Publié par Psycho-Pat le 11/03/2016
Le pitch
Un sénateur, un juge et un banquier ne sont pas réunis pour parler des complexes affaires du monde dans un luxueux appartement de Buenos Aires. Pas du tout. Ils attendent deux travelos et une pute pour commencer réellement à s'amuser. Une petite orgie très privée entre gens de bonne compagnie. Pas de bol, la jeune prostituée clamse d'une overdose de poudre, le métier n'épargne pas les problèmes de cœur. Ça panique sévère dans l'élite politico-juridico-financière qui ne sait pas encore que tous ces petits jeux ont été filmés, certainement pas pour la postérité mais dans un but beaucoup moins avouable que l'édification des masses populaires.

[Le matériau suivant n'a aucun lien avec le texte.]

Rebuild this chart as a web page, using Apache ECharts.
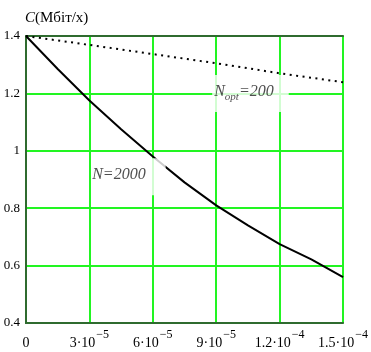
<!DOCTYPE html>
<html><head><meta charset="utf-8">
<script src="https://cdn.jsdelivr.net/npm/echarts@6/dist/echarts.min.js"></script>
<style>html,body{margin:0;padding:0;background:#fff}#c{width:371px;height:352px}</style>
</head><body><div id="c"></div>
<script>
const solidX = [0, 1.5e-5, 3e-5, 4.5e-5, 6e-5, 7.5e-5, 9e-5, 1.05e-4, 1.2e-4, 1.35e-4, 1.5e-4];
const solidY = [1.4, 1.285, 1.175, 1.075, 0.98, 0.89, 0.81, 0.74, 0.675, 0.622, 0.56];
const dottedX = [0, 3e-5, 6e-5, 9e-5, 1.2e-4, 1.5e-4];
const dottedY = [1.4, 1.369, 1.337, 1.305, 1.27, 1.239];
const xTickMant = ['0', '3·10', '6·10', '9·10', '1.2·10', '1.5·10'];
const xTickExp = ['', '−5', '−5', '−5', '−4', '−4'];
const yTickLabels = ['0.4', '0.6', '0.8', '1', '1.2', '1.4'];
const annX = [1.062e-4, 4.87e-5];
const annY = [1.2, 0.91];
const annText = ['{i|N}{s|opt}{i|=200}', '{i|N=2000}'];
const titleMain = 'C';
const titleUnit = '(Мбіт/х)';

const FONT = 'Liberation Serif';
const DARK = '#2f6b2f';
const BRIGHT = '#22f522';
const chart = echarts.init(document.getElementById('c'));
const xStep = 3e-5;
chart.setOption({
  animation: false,
  backgroundColor: '#fff',
  title: {
    text: '{i|' + titleMain + '}{r|' + titleUnit + '}',
    left: 20, top: 6,
    textStyle: {
      fontWeight: 'normal',
      rich: {
        i: {fontFamily: FONT, fontSize: 15, fontStyle: 'italic', fontWeight: 'normal', color: '#000'},
        r: {fontFamily: FONT, fontSize: 15, fontWeight: 'normal', color: '#000'}
      }
    }
  },
  grid: {left: 26, right: 20, top: 36, bottom: 29},
  xAxis: [{
    type: 'value', min: 0, max: 1.5e-4, interval: xStep,
    axisLine: {show: true, lineStyle: {color: DARK, width: 2}},
    axisTick: {show: false},
    splitLine: {show: true, lineStyle: {color: BRIGHT, width: 2, opacity: 1}},
    axisLabel: {
      margin: 13,
      formatter: function (v) {
        const i = Math.round(v / xStep);
        return '{m|' + xTickMant[i] + '}' + (xTickExp[i] ? '{e|' + xTickExp[i] + '}' : '');
      },
      rich: {
        m: {fontFamily: FONT, fontSize: 14, color: '#000', verticalAlign: 'bottom', lineHeight: 14},
        e: {fontFamily: FONT, fontSize: 12, color: '#000', verticalAlign: 'bottom', padding: [0, 0, 9, 1], lineHeight: 12}
      }
    }
  }, {
    type: 'value', min: 0, max: 1.5e-4, position: 'top',
    axisLine: {show: true, lineStyle: {color: DARK, width: 2}},
    axisTick: {show: false}, axisLabel: {show: false}, splitLine: {show: false}
  }],
  yAxis: [{
    type: 'value', min: 0.4, max: 1.4, interval: 0.2,
    axisLine: {show: true, lineStyle: {color: DARK, width: 2}},
    axisTick: {show: false},
    splitLine: {show: true, lineStyle: {color: BRIGHT, width: 2, opacity: 1}},
    axisLabel: {
      margin: 6, fontFamily: FONT, fontSize: 13, color: '#000',
      formatter: function (v) { return yTickLabels[Math.round((v - 0.4) / 0.2)]; }
    }
  }, {
    type: 'value', min: 0.4, max: 1.4, position: 'right',
    axisLine: {show: true, lineStyle: {color: DARK, width: 2}},
    axisTick: {show: false}, axisLabel: {show: false}, splitLine: {show: false}
  }],
  series: [{
    type: 'line', symbol: 'none', z: 3,
    data: solidX.map((x, i) => [x, solidY[i]]),
    lineStyle: {color: '#000', width: 2}
  }, {
    type: 'line', symbol: 'none', z: 3,
    data: dottedX.map((x, i) => [x, dottedY[i]]),
    lineStyle: {color: '#000', width: 2, type: [2, 4.5]}
  }, {
    type: 'scatter', symbolSize: 0, z: 10,
    data: annX.map((x, i) => ({
      value: [x, annY[i]], txt: annText[i],
      label: {padding: i === 0 ? [9, 15, 9, 2] : [9, 20, 9, 0]}
    })),
    label: {
      show: true, position: 'inside',
      formatter: p => p.data.txt,
      backgroundColor: '#fff',
      rich: {
        i: {fontFamily: FONT, fontSize: 16, fontStyle: 'italic', color: '#222', verticalAlign: 'bottom', padding: [0, 0, 3, 0]},
        s: {fontFamily: FONT, fontSize: 11, fontStyle: 'italic', color: '#222', verticalAlign: 'bottom'}
      }
    }
  }]
});
</script></body></html>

Le commissaire Diana, affectueusement et fort judicieusement surnommé le Boucher, charge ses deux meilleurs hommes, le Timbré et le Monstre - oui, oui - ce sont des policiers, de retrouver l'enregistrement dans la jungle folle de la cité tentaculaire en décomposition avancée. Le Timbré connaît par cœur le code de procédure pénale, totalement obsessionnel, le Monstre, un ancien tortionnaire de la junte militaire, a mis beaucoup de cœur à l'ouvrage pour éradiquer la vermine communiste de ce beau pays catholique.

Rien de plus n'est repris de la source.